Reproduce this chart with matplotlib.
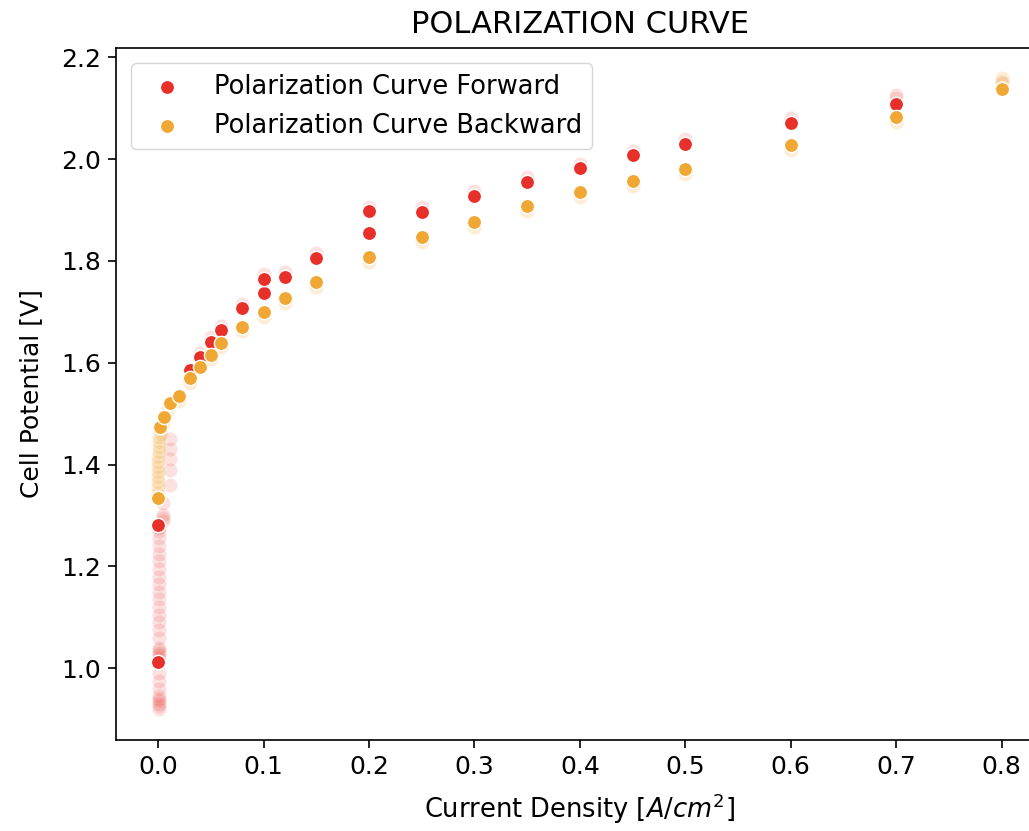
import numpy as np
import matplotlib.pyplot as plt

# forward sweep - settled readings
fwd_j = [0.0, 0.0, 0.03, 0.04, 0.05, 0.06, 0.08, 0.1, 0.1,
         0.12, 0.15, 0.2, 0.2, 0.25, 0.3, 0.35, 0.4, 0.45, 0.5, 0.6, 0.7, 0.8]
fwd_v = [1.013, 1.282, 1.585, 1.612, 1.64, 1.665, 1.708, 1.737, 1.765,
         1.768, 1.806, 1.855, 1.897, 1.895, 1.927, 1.955, 1.982, 2.007, 2.03, 2.07, 2.108, 2.14]

# forward sweep - transient readings
fwd_j_t = [0.001, 0.001, 0.001, 0.001, 0.001, 0.001, 0.001, 0.001, 0.001, 0.001,
           0.001, 0.001, 0.001, 0.001, 0.001, 0.001, 0.001, 0.001, 0.001, 0.001,
           0.001, 0.001, 0.001, 0.001, 0.001, 0.001, 0.001, 0.001, 0.001, 0.001,
           0.005, 0.005, 0.005, 0.005, 0.011, 0.011, 0.011, 0.011, 0.011,
           0.04, 0.05, 0.06, 0.08, 0.1, 0.12, 0.15, 0.2, 0.25, 0.3,
           0.35, 0.4, 0.45, 0.5, 0.6, 0.7, 0.7, 0.8]
fwd_v_t = [0.92, 0.925, 0.93, 0.935, 0.94, 0.945, 0.96, 0.975, 0.99, 1.02,
           1.025, 1.03, 1.035, 1.04, 1.06, 1.075, 1.09, 1.105, 1.12, 1.135,
           1.15, 1.165, 1.18, 1.195, 1.21, 1.225, 1.24, 1.255, 1.27, 1.275,
           1.29, 1.295, 1.30, 1.325, 1.36, 1.39, 1.41, 1.43, 1.45,
           1.62, 1.65, 1.672, 1.716, 1.775, 1.778, 1.815, 1.905, 1.905, 1.937,
           1.965, 1.99, 2.016, 2.04, 2.08, 2.12, 2.125, 2.152]

# backward sweep - settled readings
bwd_j = [0.0, 0.002, 0.006, 0.011, 0.02, 0.03, 0.04, 0.05, 0.06, 0.08, 0.1, 0.12,
         0.15, 0.2, 0.25, 0.3, 0.35, 0.4, 0.45, 0.5, 0.6, 0.7, 0.8]
bwd_v = [1.335, 1.473, 1.494, 1.52, 1.535, 1.569, 1.592, 1.616, 1.639, 1.671, 1.70, 1.727,
         1.759, 1.808, 1.847, 1.877, 1.907, 1.935, 1.957, 1.98, 2.027, 2.082, 2.137]

# backward sweep - transient readings
bwd_j_t = [0.0, 0.0, 0.0, 0.0, 0.0, 0.0, 0.0, 0.0, 0.001, 0.001, 0.001, 0.001,
           0.003, 0.005, 0.008, 0.02, 0.03, 0.05, 0.06, 0.08, 0.1, 0.12, 0.15,
           0.2, 0.25, 0.3, 0.35, 0.4, 0.45, 0.5, 0.6, 0.7, 0.8, 0.8]
bwd_v_t = [1.345, 1.355, 1.365, 1.375, 1.385, 1.395, 1.405, 1.415, 1.425, 1.435, 1.445, 1.455,
           1.46, 1.48, 1.505, 1.525, 1.56, 1.607, 1.63, 1.662, 1.69, 1.717,
           1.749, 1.798, 1.837, 1.867, 1.897, 1.925, 1.947, 1.97, 2.017, 2.072, 2.15, 2.16]

red = "#E8302A"
orange = "#F0A734"

fig = plt.figure(figsize=(10.29, 8.31), dpi=100)
ax = fig.add_axes([0.1127, 0.1095, 0.9017, 0.8327])

ax.scatter(fwd_j_t, fwd_v_t, s=105, color=red, alpha=0.14, edgecolor="white", linewidth=1)
ax.scatter(fwd_j, fwd_v, s=105, color=red, edgecolor="white", linewidth=1,
           label="Polarization Curve Forward")
ax.scatter(bwd_j_t, bwd_v_t, s=105, color=orange, alpha=0.2, edgecolor="white", linewidth=1)
ax.scatter(bwd_j, bwd_v, s=105, color=orange, edgecolor="white", linewidth=1,
           label="Polarization Curve Backward")

ax.set_xlim(-0.04, 0.84)
ax.set_ylim(0.859, 2.218)
ax.set_xticks(np.arange(0, 0.81, 0.1))
ax.set_yticks([1.0, 1.2, 1.4, 1.6, 1.8, 2.0, 2.2])
ax.tick_params(labelsize=18, length=6, width=1.2, pad=5)
for sp in ax.spines.values():
    sp.set_linewidth(1.2)

ax.set_title("POLARIZATION CURVE", fontsize=22, pad=11)
ax.set_xlabel("Current Density [$A/cm^2$]", fontsize=18.5, labelpad=9)
ax.set_ylabel("Cell Potential [V]", fontsize=18, labelpad=13)
ax.legend(loc="upper left", fontsize=18.5, markerscale=1.0, borderaxespad=0.6)

fig.savefig("out.png", dpi=100)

——————————

Problem details – Repeat only the lines between the start of the data and the line with "2.07, 2.108, 2.14]", including those two lines, and skip the pictures.

Result of the task –
Reproduce this chart with matplotlib.
import numpy as np
import matplotlib.pyplot as plt

# forward sweep - settled readings
fwd_j = [0.0, 0.0, 0.03, 0.04, 0.05, 0.06, 0.08, 0.1, 0.1,
         0.12, 0.15, 0.2, 0.2, 0.25, 0.3, 0.35, 0.4, 0.45, 0.5, 0.6, 0.7, 0.8]
fwd_v = [1.013, 1.282, 1.585, 1.612, 1.64, 1.665, 1.708, 1.737, 1.765,
         1.768, 1.806, 1.855, 1.897, 1.895, 1.927, 1.955, 1.982, 2.007, 2.03, 2.07, 2.108, 2.14]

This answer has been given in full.